En premier lieu, dans une logique de sobriété, il faut réduire les mobilités contraintes, notammnent les trajets domiciles - travail au quotidien et donc développer le télétravail et les espaces de co-working
(M7);
D’une manière plus générale, et dans une vision à long terme, la réduction des mobilités contraintes passe aussi par un changement de la planification urbaine et de l’arrêt de l’étalement urbain et donc de la promotion d’une
sobriété foncière.
D’une manière concomitante, l’ensemble des mesures de relocalisation des productions, notamment celle de l’industrie et de l’
agriculture passant par exemple par la le renforcement des
circuits courts et d’une
agriculture urbaine, participent à une plus grande sobriété des transports, tout en apportant une certaine autosuffisance.

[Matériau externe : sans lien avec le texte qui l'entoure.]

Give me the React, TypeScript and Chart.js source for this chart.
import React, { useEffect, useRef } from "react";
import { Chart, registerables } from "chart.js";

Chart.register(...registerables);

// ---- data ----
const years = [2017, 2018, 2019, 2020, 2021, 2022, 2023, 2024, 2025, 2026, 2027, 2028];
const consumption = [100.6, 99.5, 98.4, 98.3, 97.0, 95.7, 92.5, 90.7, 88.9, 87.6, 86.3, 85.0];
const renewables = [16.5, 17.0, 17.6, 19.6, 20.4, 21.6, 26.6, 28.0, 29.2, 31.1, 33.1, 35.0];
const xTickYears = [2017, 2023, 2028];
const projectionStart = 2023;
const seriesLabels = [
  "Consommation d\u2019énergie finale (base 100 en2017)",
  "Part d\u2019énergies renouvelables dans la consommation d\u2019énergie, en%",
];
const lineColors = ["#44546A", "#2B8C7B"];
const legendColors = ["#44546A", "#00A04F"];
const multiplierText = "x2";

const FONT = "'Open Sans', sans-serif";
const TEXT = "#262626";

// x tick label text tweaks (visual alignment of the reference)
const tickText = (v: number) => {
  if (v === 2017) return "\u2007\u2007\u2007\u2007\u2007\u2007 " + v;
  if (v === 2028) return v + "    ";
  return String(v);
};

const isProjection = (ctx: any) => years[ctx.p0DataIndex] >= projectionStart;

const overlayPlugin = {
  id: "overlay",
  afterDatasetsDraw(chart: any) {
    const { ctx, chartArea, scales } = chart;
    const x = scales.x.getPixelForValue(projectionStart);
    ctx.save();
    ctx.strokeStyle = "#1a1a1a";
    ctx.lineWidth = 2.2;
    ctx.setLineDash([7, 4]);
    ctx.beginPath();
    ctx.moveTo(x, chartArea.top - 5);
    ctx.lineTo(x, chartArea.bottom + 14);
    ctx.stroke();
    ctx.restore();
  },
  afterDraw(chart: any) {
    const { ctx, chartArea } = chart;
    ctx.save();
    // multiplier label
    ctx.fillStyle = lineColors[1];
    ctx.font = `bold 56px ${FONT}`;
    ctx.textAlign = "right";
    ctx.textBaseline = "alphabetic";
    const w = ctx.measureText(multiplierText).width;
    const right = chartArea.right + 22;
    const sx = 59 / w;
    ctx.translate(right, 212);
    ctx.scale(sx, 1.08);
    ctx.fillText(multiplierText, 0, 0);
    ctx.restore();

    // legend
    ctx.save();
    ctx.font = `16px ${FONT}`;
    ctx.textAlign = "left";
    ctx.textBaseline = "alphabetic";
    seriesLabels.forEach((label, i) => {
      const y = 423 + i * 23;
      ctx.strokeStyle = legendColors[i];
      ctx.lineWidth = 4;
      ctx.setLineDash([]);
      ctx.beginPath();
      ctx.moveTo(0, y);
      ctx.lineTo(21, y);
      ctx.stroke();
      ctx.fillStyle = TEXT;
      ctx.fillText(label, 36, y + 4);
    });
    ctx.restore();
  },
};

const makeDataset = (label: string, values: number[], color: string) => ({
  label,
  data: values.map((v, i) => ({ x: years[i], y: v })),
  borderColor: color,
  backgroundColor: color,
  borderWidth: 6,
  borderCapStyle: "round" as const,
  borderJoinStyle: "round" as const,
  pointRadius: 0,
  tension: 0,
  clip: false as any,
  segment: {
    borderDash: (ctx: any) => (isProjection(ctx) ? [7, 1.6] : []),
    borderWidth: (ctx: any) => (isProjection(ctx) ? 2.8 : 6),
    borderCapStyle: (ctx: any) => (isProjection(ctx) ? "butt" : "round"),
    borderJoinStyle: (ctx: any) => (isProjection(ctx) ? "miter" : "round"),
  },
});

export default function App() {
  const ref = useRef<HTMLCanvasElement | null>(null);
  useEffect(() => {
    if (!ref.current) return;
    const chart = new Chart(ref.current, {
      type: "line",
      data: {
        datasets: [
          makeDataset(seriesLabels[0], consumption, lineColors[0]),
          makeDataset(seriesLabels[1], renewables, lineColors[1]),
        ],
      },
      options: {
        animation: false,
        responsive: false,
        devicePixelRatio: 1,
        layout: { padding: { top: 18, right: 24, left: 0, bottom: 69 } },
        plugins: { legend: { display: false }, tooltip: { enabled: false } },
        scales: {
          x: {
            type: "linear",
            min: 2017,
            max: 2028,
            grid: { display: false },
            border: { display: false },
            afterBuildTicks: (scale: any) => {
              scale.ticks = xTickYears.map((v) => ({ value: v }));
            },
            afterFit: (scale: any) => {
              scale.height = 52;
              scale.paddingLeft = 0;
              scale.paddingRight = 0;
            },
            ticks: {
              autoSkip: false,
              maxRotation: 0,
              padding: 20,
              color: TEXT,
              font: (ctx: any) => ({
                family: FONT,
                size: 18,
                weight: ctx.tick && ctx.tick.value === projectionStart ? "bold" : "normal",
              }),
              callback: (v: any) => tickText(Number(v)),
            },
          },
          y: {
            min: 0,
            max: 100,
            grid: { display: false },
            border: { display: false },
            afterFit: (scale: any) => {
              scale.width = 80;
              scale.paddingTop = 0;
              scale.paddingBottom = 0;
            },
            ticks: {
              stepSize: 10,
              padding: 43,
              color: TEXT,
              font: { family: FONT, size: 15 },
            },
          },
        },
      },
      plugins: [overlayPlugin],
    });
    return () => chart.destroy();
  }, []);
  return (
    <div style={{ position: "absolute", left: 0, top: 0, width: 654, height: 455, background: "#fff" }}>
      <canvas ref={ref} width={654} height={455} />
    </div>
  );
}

Les infrastructures nouvelles provoquant un appel d’air, il faut mettre fin à l’ensemble des projets climaticides en cours (aéroports, autoroutes, voies rapides), parce qu’ils provoquent une augmentation du trafic que nous cherchons à réduire, mais aussi parce qu’ils détruisent au passage des précieux terrains et structures paysagères que nos pensons plus utiles à d’autres fins (préservation de la biodiversité, agriculture, etc).
Pour réduire l’impact des
véhicules individuels qui n’ont pas pu être remplacés par les alternatives proposées, nous voulons :
Interdire la vente de nouveaux véhicules à énergie fossile à horizon 2028 ;
Interdire, dès l’année prochaine, la vente des voitures les plus polluantes, en particulier les SUV ultra-consommateurs d’énergie fossile du fait de leur gabarit ; intégrer le poids du véhicule dans le calcul de la taxe sur les véhicules polluants. Le ratio poids/volume des véhicules n’a cessé d’augmenter ces dernières années alors que des véhicules plus efficaces, moins lourds, moins encombrants dans le domaine publique sont possibles ;
En conclusion, cette révolution des mobilités ne pourra sans doute pas se passer d’une vision globale, d’un schéma national qui prendra en compte les volontés territoriales et les interconnections avec les réseaux internationaux. Un schéma qui garantit une politique cohérente des transports, situant chaque localité à moins de 30 km d’une gare ou d’une plateforme multimodale, de mobilité partagée. Il devra être dotée de moyens suffisants pour renforcer l’innovation, l’expérimentation, l’efficacité et la sécurité.